モンゴメリの『赤毛のアン』の主人公アン・シャーリーは、ダイヤモンド嫌いとして描かれています。たとえばこんな風に。
「ずっと前、まだ一度もダイヤモンドを見たことがなかったときに、あたし、本で読んで、どんなものか想像してみて、きっと美しい、ぼうっと光る紫色の石だろうと思ったの。ある日、女の人の指輪にほんとのダイヤモンドを見たとき、あたしがっかりして泣いてしまったの」
無色透明なダイヤモンドより、色のはっきりした「紫水晶」のほうがきれいというのは、いかにも子どもらしい発想ですね。子どもと大人とは価値観が違いますものね。

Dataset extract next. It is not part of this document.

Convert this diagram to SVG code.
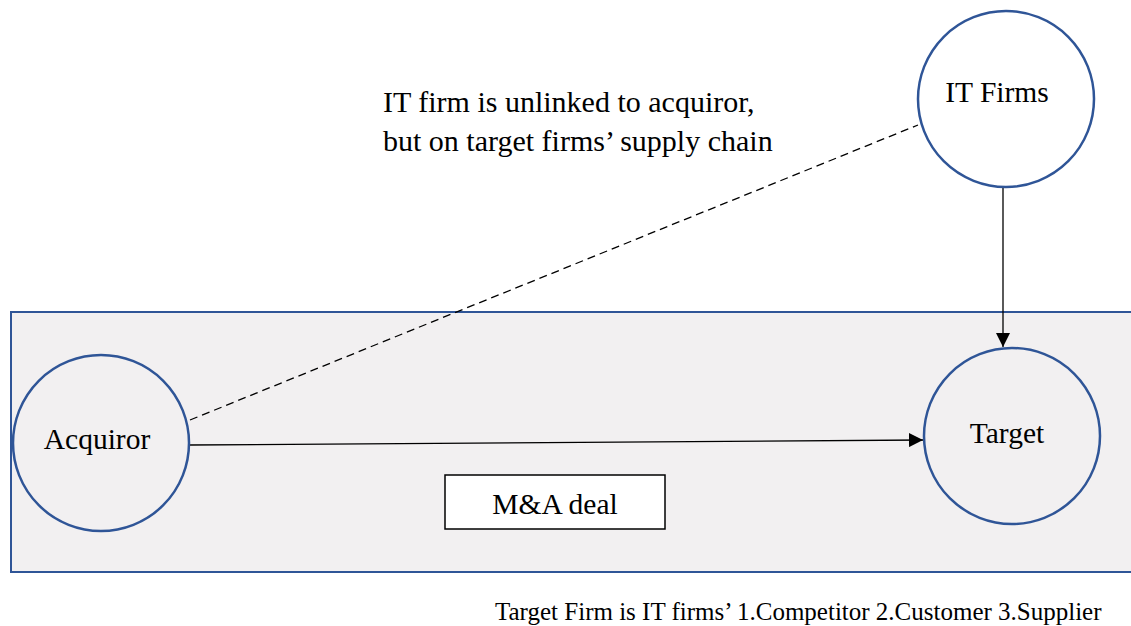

ではいつ透明なものの価値がわかるようになるのでしょうか。つい嘘をついてしまって、そのことに苦しむことを覚えたとき? 知らずに人を傷つけ、そのことで心が震えたとき? 純粋でありつづけることがいかにむつかしいかを知ったとき? 透明なものを大切におもうのは、大人になった証拠かもしれませんね。
さて、大人になったアンは、結婚15年目に夫のギルバートからダイヤのネックレスをプレゼントされます。でももう「がっかりして泣いてしまう」ことはありませんでした。さまざまな艱難辛苦を乗り越えたアンは、ダイヤの価値を深く理解できる大人になっていたのですね。